Some of the dogs I have breed myself and have been here since they were born, but most of them were purchased and brought into the home from 3 months to 6 months of age.

The best thing for you to do is to implement crates with your dogs. I try to keep the new dog separate when in turnout or play time from the other dogs at first. This is good for two reasons. First it prevents accidents from happening, and the second it keeps my other dogs from picking up anything from the puppy if it has anything.

If I have had the vet look at the puppy already, we move right into the introducing and socialization period. This involves placing the new puppy by the other dogs in the house. All of them in their crates while it is bed or house time. I still let them outside or in the house to play separate. If I have a particular dog that I think that I will have problems with them accepting the new dog, I will start off with the new one closer to a different dog and gradually every night get them closer and closer to the problem dog.

This would work well in your situation by allowing your other dog to adjust to there being a new puppy in the house. Also letting the new puppy sleep on a towel or blanket a few days and then placing that item into the crate with the problem dog will help them get adjusted to the smell of the new puppy prior to having the new puppy next to them.

I dont know what breeds you have, but in my house we have dobermans and parson russells both of which can be territorial. They are usually great with new dogs, but I never take any chances especially when each one comes with a thousand dollar or more price tag. It is better to go slowly, get them used to being by each other while in crates, and then slowly go to socialization out of the crates.

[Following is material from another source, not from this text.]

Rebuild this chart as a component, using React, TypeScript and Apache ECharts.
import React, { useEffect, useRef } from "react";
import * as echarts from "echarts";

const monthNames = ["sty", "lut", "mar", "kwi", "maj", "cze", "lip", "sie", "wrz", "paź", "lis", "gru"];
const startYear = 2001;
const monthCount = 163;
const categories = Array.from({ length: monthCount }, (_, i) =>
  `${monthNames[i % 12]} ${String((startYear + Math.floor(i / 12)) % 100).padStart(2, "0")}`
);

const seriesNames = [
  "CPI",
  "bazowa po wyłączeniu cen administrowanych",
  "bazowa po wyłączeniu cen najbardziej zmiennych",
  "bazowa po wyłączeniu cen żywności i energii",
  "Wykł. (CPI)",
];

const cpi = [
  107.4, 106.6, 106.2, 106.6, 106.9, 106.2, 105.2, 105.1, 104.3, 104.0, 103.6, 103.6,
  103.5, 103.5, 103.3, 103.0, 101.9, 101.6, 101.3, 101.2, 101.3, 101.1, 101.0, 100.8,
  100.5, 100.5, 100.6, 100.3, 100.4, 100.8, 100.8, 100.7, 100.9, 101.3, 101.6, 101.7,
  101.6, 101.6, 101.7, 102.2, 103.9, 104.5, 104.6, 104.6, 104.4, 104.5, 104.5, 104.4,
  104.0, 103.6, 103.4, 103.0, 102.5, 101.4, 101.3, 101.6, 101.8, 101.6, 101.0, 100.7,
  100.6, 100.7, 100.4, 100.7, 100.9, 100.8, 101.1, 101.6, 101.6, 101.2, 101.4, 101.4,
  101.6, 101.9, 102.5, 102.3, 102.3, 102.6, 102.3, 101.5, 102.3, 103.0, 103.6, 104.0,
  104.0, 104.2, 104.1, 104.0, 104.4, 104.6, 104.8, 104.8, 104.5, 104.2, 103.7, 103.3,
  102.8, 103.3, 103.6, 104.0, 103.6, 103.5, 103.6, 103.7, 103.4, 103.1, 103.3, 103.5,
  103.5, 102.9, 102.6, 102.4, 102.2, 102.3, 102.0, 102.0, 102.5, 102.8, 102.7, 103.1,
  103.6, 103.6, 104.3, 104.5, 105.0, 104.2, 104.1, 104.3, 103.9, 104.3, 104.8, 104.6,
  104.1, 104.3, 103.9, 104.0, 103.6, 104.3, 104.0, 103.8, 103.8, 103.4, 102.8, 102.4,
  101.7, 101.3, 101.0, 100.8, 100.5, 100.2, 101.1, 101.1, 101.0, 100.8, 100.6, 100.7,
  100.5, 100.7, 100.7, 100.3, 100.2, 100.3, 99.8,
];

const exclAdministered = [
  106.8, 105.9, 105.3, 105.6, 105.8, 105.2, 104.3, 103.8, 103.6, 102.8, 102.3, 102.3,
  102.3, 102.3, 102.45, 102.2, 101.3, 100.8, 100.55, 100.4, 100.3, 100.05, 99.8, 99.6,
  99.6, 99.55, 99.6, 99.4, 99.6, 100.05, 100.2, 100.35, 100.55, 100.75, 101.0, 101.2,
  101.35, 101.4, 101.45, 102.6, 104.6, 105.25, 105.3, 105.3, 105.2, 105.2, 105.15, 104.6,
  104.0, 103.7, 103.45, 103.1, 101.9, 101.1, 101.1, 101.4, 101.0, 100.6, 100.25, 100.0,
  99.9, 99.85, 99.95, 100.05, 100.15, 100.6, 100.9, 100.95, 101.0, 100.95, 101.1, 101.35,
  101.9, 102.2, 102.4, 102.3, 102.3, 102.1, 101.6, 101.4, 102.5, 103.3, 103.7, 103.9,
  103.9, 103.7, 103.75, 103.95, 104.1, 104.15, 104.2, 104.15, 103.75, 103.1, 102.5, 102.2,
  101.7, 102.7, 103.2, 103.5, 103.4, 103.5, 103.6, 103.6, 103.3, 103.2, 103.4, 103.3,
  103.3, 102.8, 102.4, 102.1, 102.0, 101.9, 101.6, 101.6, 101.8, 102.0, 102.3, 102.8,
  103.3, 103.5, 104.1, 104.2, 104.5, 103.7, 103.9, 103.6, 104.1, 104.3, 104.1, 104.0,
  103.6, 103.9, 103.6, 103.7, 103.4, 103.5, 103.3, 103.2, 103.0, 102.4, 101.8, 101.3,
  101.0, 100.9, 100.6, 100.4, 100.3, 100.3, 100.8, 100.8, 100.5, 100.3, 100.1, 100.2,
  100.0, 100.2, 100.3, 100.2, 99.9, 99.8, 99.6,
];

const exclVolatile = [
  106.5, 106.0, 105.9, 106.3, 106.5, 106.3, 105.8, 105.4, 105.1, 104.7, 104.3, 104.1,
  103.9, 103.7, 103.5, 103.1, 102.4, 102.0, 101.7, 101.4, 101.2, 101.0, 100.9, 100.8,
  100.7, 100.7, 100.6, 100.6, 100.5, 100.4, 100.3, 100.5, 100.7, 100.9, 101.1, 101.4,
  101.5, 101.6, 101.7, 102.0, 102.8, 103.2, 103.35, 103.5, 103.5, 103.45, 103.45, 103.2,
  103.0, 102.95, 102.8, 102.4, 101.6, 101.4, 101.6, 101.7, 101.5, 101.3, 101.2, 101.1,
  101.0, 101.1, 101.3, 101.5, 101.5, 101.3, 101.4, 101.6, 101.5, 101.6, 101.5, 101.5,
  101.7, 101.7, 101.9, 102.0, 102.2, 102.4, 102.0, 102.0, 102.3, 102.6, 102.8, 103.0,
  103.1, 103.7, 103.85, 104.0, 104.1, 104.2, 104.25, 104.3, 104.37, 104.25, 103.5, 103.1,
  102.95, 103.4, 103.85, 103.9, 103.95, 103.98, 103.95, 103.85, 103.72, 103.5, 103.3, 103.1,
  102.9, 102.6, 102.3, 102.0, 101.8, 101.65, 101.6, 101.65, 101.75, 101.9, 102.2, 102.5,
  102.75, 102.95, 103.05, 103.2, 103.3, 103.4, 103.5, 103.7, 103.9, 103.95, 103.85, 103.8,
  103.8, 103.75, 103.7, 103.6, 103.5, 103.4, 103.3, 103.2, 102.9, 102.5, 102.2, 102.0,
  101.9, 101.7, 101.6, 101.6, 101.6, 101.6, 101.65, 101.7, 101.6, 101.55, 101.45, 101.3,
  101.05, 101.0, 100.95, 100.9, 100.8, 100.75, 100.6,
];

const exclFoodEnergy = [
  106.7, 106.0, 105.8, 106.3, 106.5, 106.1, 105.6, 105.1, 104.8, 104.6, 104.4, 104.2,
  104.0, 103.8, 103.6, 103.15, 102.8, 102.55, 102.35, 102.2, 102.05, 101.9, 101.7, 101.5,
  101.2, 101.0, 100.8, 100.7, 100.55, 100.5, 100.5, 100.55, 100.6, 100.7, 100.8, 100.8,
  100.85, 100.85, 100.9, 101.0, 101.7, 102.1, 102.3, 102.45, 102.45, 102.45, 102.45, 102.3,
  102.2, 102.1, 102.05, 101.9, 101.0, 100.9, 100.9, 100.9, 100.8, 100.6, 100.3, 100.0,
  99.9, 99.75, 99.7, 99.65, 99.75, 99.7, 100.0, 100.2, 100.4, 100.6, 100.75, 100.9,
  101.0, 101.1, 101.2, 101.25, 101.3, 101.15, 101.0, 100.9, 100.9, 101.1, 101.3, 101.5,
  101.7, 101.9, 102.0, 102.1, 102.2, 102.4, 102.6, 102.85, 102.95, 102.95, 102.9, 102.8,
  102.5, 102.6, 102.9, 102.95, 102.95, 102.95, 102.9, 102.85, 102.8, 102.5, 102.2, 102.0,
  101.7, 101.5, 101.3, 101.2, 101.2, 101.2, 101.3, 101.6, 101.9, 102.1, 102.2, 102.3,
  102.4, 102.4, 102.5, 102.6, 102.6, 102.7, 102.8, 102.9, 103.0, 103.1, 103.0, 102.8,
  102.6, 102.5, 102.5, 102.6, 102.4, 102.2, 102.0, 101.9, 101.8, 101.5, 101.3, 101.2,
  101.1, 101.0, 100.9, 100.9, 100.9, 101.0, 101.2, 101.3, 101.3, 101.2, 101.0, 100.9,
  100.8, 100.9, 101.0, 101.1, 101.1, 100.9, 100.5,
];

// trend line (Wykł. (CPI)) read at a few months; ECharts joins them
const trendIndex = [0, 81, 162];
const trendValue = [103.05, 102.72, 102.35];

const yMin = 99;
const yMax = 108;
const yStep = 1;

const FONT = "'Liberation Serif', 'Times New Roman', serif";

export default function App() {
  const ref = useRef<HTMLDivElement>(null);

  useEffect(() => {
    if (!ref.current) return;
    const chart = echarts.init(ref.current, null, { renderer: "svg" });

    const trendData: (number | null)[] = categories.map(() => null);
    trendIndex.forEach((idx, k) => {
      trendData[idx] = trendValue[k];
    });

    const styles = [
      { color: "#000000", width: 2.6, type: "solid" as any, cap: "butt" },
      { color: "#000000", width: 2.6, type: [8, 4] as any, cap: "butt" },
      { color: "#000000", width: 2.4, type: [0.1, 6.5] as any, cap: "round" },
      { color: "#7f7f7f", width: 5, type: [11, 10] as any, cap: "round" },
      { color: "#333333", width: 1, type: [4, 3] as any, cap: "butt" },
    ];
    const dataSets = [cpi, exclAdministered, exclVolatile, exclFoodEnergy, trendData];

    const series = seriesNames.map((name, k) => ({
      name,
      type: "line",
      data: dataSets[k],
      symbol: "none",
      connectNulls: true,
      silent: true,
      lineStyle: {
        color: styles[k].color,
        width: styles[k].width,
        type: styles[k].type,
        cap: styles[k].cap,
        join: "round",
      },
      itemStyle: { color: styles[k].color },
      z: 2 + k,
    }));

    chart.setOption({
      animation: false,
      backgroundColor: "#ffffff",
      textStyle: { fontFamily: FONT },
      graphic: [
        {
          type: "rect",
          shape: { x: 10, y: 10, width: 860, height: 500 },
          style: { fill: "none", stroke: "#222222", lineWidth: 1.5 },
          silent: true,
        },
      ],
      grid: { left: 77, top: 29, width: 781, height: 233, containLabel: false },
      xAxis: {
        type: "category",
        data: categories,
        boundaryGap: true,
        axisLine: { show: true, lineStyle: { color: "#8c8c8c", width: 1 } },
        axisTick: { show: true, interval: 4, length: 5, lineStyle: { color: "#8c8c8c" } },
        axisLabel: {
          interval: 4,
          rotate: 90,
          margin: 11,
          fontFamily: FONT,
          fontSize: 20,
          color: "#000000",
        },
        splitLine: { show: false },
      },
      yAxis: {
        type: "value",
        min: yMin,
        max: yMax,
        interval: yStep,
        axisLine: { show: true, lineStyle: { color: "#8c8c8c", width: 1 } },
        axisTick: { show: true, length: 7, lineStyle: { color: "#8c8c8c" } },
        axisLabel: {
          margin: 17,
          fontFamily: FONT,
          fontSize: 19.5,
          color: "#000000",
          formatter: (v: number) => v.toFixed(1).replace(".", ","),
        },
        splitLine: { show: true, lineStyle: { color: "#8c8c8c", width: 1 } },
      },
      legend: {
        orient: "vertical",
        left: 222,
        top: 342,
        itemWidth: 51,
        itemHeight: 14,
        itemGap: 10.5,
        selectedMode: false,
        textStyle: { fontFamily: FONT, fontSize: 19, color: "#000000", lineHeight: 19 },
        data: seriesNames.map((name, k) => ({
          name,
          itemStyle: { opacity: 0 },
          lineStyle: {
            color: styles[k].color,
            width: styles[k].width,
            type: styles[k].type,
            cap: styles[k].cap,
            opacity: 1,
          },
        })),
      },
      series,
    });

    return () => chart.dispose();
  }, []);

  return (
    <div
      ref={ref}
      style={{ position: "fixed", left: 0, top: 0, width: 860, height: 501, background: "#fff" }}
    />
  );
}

The next thing that I do is have someone with the other dog on a leash and the puppy on a leash. They can smell each other, love on each other, or we can get them separated quickly. The best thing for you to do when the older dog is being accepting and not nervous/scared is to REWARD them for being that way. Do not reward them when they act badly. Do not anticipate that your dog is going to react in their "regular" way as they can pick that up off of you and then they will be more likely to react in that way even though it is not what you want them to do.

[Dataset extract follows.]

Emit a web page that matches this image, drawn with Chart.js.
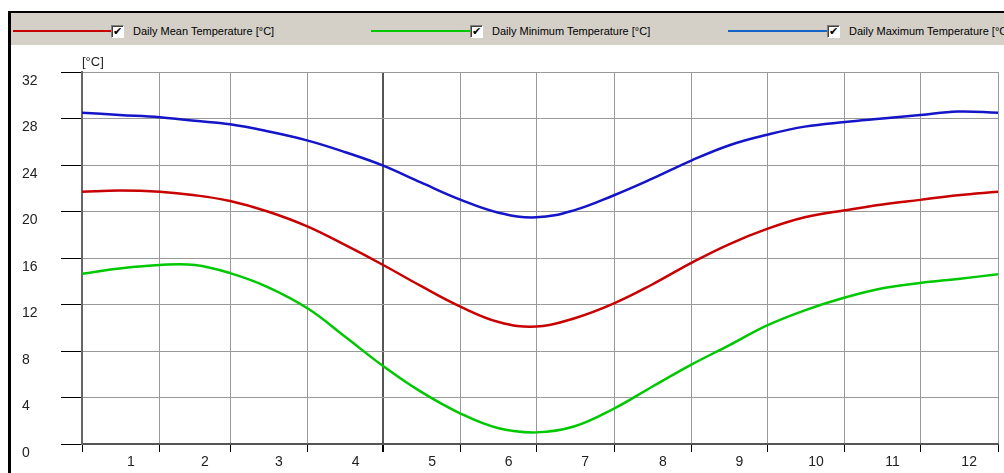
<!DOCTYPE html>
<html>
<head>
<meta charset="utf-8">
<script src="https://cdn.jsdelivr.net/npm/chart.js@4/dist/chart.umd.min.js"></script>
<style>
  body { margin: 0; background: #fff; font-family: 'Liberation Sans', Arial, sans-serif; }
  #wrap { position: relative; width: 1004px; height: 473px; overflow: hidden; }
  #chart-box { position: absolute; left: 0; top: 0; width: 1004px; height: 473px; }
  .frame-top { position: absolute; left: 8px; top: 11px; width: 996px; height: 2px; background: #000; }
  .frame-left { position: absolute; left: 8px; top: 11px; width: 3px; height: 462px; background: #000; }
  .legend-bar { position: absolute; left: 11px; top: 13px; width: 993px; height: 32px; background: #d4d0c8; }
  .leg-line { position: absolute; top: 30px; height: 2px; }
  .leg-box { position: absolute; top: 25px; width: 11px; height: 11px; background: #fff;
    border-top: 1px solid #808080; border-left: 1px solid #808080;
    border-right: 1px solid #fff; border-bottom: 1px solid #fff;
    box-shadow: inset 1px 1px 0 #404040; font-size: 11px; line-height: 12px; text-align: center; color: #000; font-family: 'DejaVu Sans', sans-serif; font-weight: bold; }
  .leg-text { position: absolute; top: 24px; font-size: 11px; line-height: 14px; color: #000; white-space: nowrap; }
  .unit { position: absolute; left: 82px; top: 54px; font-size: 13px; color: #222; }
</style>
</head>
<body>
<div id="wrap">
  <div id="chart-box"><canvas id="tempChart"></canvas></div>
  <div class="frame-top"></div>
  <div class="frame-left"></div>
  <div class="legend-bar"></div>
  <div id="legend"></div>
  <div class="unit">[°C]</div>
</div>
<script>
// Day of year for each sample
const days = [0, 15, 31, 45, 59, 74, 90, 105, 120, 135, 151, 166, 181, 196, 212, 227, 243, 258, 273, 288, 304, 319, 334, 349, 365];

// Temperatures [°C]
const meanTemp = [21.7, 21.8, 21.7, 21.4, 20.9, 20.0, 18.7, 17.1, 15.4, 13.6, 11.8, 10.5, 10.1, 10.8, 12.1, 13.7, 15.6, 17.2, 18.5, 19.5, 20.1, 20.6, 21.0, 21.4, 21.7];
const minTemp = [14.65, 15.1, 15.4, 15.4, 14.7, 13.5, 11.65, 9.2, 6.7, 4.5, 2.6, 1.35, 1.0, 1.5, 3.05, 4.9, 6.85, 8.5, 10.2, 11.5, 12.6, 13.4, 13.85, 14.2, 14.6];
const maxTemp = [28.5, 28.3, 28.1, 27.8, 27.5, 26.9, 26.1, 25.1, 23.95, 22.5, 21.0, 19.9, 19.5, 20.1, 21.4, 22.8, 24.4, 25.7, 26.6, 27.3, 27.7, 28.0, 28.3, 28.6, 28.5];

// Month boundaries (day of year) and month labels
const monthStarts = [0, 31, 59, 90, 120, 151, 181, 212, 243, 273, 304, 334, 365];
const monthLabels = ['1', '2', '3', '4', '5', '6', '7', '8', '9', '10', '11', '12'];

const seriesNames = ['Daily Mean Temperature [°C]', 'Daily Minimum Temperature [°C]', 'Daily Maximum Temperature [°C]'];

// --- legend bar ---
const legendItems = [
  { name: seriesNames[0], color: '#c80000', lineX: 13, lineW: 98, boxX: 111, textX: 133 },
  { name: seriesNames[1], color: '#00c800', lineX: 371, lineW: 99, boxX: 470, textX: 492 },
  { name: seriesNames[2], color: '#1464c8', lineX: 728, lineW: 99, boxX: 827, textX: 849 }
];
const legendEl = document.getElementById('legend');
legendItems.forEach(item => {
  legendEl.insertAdjacentHTML('beforeend',
    `<div class="leg-line" style="left:${item.lineX}px;width:${item.lineW}px;background:${item.color}"></div>` +
    `<div class="leg-box" style="left:${item.boxX}px">✔</div>` +
    `<div class="leg-text" style="left:${item.textX}px">${item.name}</div>`);
});

const toPoints = (vals) => vals.map((v, i) => ({ x: days[i], y: v }));

const tickFont = { family: "'Liberation Sans', Arial, sans-serif", size: 14 };

new Chart(document.getElementById('tempChart'), {
  type: 'line',
  data: {
    datasets: [
      { label: seriesNames[2], data: toPoints(maxTemp), borderColor: '#1414c8', borderWidth: 2.5 },
      { label: seriesNames[0], data: toPoints(meanTemp), borderColor: '#c80000', borderWidth: 2.5 },
      { label: seriesNames[1], data: toPoints(minTemp), borderColor: '#00c800', borderWidth: 2.5 }
    ].map(ds => ({ ...ds, pointRadius: 0, fill: false, tension: 0.4 }))
  },
  options: {
    responsive: true,
    maintainAspectRatio: false,
    animation: false,
    layout: { padding: { left: 22, top: 72, right: 6, bottom: 0 } },
    plugins: { legend: { display: false }, tooltip: { enabled: false } },
    scales: {
      x: {
        type: 'linear',
        min: 0,
        max: 365,
        afterBuildTicks: (scale) => { scale.ticks = monthStarts.map(v => ({ value: v })); },
        afterFit: (scale) => { scale.height = 8; },
        ticks: { display: false },
        grid: {
          color: (ctx) => (ctx.tick && ctx.tick.value === 120) ? '#555' : '#999',
          lineWidth: (ctx) => (ctx.tick && ctx.tick.value === 120) ? 2 : 1,
          tickColor: '#000',
          tickLength: 8
        },
        border: { color: '#555', width: 2 }
      },
      x2: {
        type: 'linear',
        position: 'bottom',
        min: 0,
        max: 365,
        afterBuildTicks: (scale) => {
          scale.ticks = monthLabels.map((_, i) => ({ value: (monthStarts[i] + monthStarts[i + 1]) / 2 + 4 }));
        },
        afterFit: (scale) => { scale.height = 21; },
        ticks: {
          color: '#222',
          font: tickFont,
          padding: 2,
          maxRotation: 0,
          autoSkip: false,
          callback: (val, idx) => monthLabels[idx]
        },
        grid: { display: false, drawTicks: false, tickLength: 0 },
        border: { display: false }
      },
      y: {
        min: 0,
        max: 32,
        afterFit: (scale) => { scale.width = 60; },
        ticks: {
          stepSize: 4,
          color: '#222',
          font: tickFont,
          crossAlign: 'far',
          labelOffset: 9,
          padding: 0
        },
        grid: { color: '#999', tickColor: '#000', tickLength: 21 },
        border: { color: '#666', width: 2 }
      }
    }
  }
});
</script>
</body>
</html>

Once they are accepting of each other on the leash, leave one of them on the leash (this would be the puppy in your case), and let the older dog loose. Allow the older dog to smell, sniff, lick, clean, play, etc with the new puppy as long as they are being nice. If the older dog refuses to come up to you since you have the puppy, have some treats. Again reward (includes the treats) when they do what you what them to do- like coming to you to check out the puppy. Each of these phases can take several days to months depending on how much time you have to do it and the readiness of your dogs to accept it.

Once they are fine like this- meaning that the older dog will come up and be a normal dog with the puppy, you can take the puppy off of the leash. The thing that will scare your older dog is when the puppy goes bounding around the house just being a puppy. They will either get used to it by acceptance (maybe joining in too) or they will run and hide. Again, initiate friendly joint play with toys and reward your older dog when it does what you want it to in reaction.

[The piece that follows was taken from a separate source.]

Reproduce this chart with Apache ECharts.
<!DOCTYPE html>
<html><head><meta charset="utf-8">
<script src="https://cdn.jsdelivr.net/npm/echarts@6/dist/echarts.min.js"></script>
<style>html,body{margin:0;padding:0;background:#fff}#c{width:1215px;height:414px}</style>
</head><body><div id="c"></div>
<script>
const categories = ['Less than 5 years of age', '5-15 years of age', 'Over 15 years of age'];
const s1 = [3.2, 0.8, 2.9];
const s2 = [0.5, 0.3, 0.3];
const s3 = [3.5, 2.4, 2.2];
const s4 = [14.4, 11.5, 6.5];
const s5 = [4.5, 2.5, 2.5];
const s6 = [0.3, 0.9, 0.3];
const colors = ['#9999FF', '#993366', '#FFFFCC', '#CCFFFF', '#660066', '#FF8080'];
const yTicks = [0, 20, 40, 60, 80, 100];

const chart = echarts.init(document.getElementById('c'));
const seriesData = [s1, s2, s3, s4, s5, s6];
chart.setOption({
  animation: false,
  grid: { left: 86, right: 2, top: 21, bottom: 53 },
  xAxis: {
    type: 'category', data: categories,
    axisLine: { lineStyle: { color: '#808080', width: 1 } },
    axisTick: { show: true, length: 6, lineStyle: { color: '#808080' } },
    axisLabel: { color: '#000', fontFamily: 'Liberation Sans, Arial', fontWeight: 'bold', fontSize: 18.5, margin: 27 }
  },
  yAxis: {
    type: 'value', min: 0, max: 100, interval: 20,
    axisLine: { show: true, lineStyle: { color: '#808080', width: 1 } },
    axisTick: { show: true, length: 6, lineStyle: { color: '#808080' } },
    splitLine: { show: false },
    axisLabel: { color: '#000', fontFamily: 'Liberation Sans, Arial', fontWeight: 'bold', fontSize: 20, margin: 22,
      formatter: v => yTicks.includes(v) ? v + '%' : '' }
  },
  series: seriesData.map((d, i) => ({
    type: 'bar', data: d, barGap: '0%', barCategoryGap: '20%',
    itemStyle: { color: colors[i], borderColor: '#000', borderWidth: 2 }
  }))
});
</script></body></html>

There will be a time when the older dog will do the I am dominant thing or when the puppy will try and the older dog will say no. It is important that both of them know that YOU are alpha and not one of them. This will alleviate many problems in your household.

I have had one dog in the past 25 years that I just could not let be around the others. It was also one of my best dogs ever winning multiple performance awards. The dog was good enough for me to go the extra mile and keep it separate and run two shifts with the dogs.

Try not to leave them alone together even in the future until you are completely certain that they are getting along well together. Even though you say that your dog will not bite, you are bringing a new dog into its territory (I dont know the breed so dont know if this is a major or minor issue with their breeds), and anything might happen as their is always a first for everything.

I hope this helps! Good luck and hope to see you in the ring!